При этих словах молодой человек похолодел. Он всегда восхищался грациозными движениями Вероники и содрогнулся, подумав об этой ужасной неусыпной власти души над телом. Любая парижанка, славившаяся непринужденностью обращения, осанкой и походкой, должна была бы уступить пальму первенства Веронике.

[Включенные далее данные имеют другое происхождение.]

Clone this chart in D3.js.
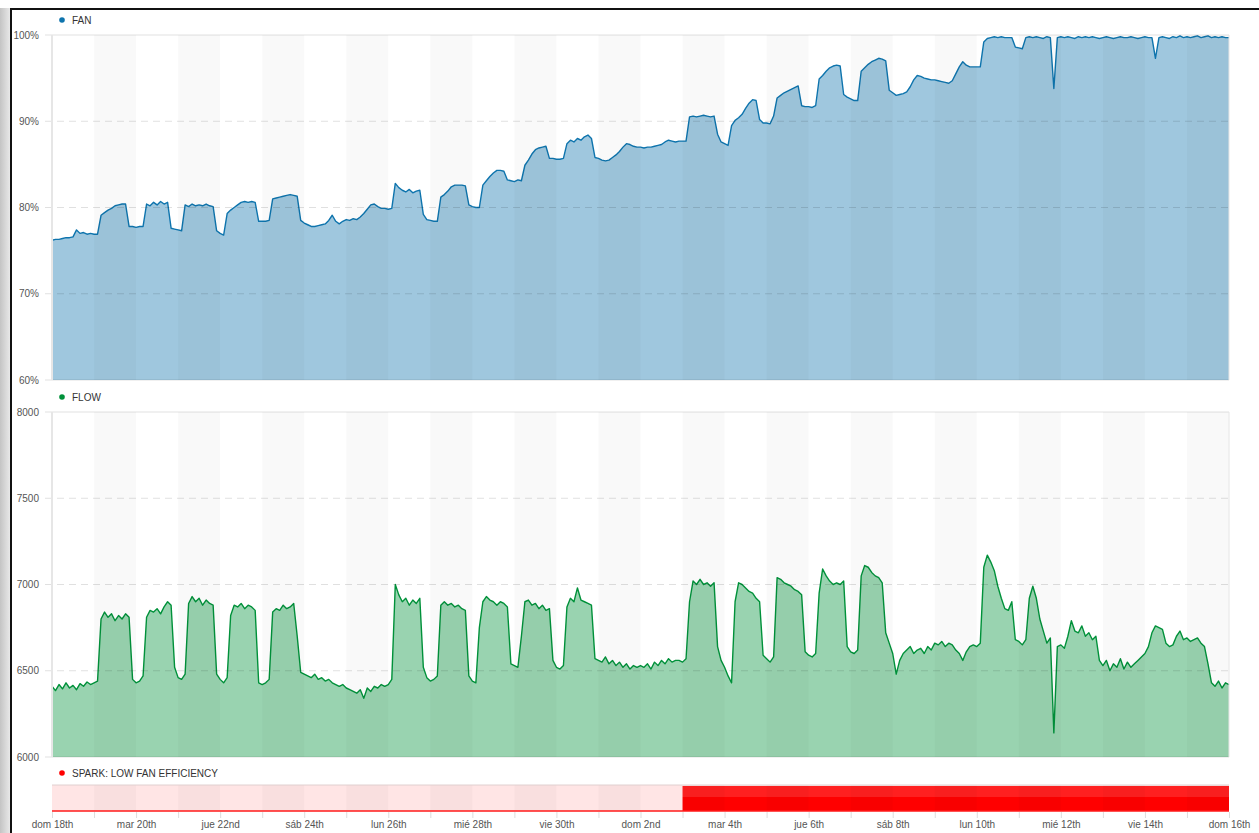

— Она не снимает ее вот уже тринадцать лет, с тех пор, как перестала кормить малютку, — продолжала старуха, указав на Франсиса. — Здесь она сотворила чудеса, но если бы стало известно, как она живет, ее бы канонизировали. С тех пор, как мы здесь, никто не видел, чтобы она ела. А знаете, почему? Три раза в день Алина приносит ей кусок черствого хлеба и сваренные без соли овощи в глиняной миске, из которой разве только собак кормить! Да, вот как питается женщина, которая вернула жизнь всему кантону. Она молится, стоя коленями на подоле своей власяницы. Если бы она не умерщвляла свою плоть, говорит она, никогда бы вы не видели ее такой веселой. Я говорю это вам, — продолжала старуха шепотом, — чтобы вы все рассказали врачу, за которым поехал в Париж г-н Рубо. Если он запретит моей дочери продолжать покаяние, быть может, он спасет ей жизнь, хотя рука смерти уже занесена над ее головой. Взгляните на нее! Ах! Сколько сил понадобилось мне, чтобы вынести эти пятнадцать лет!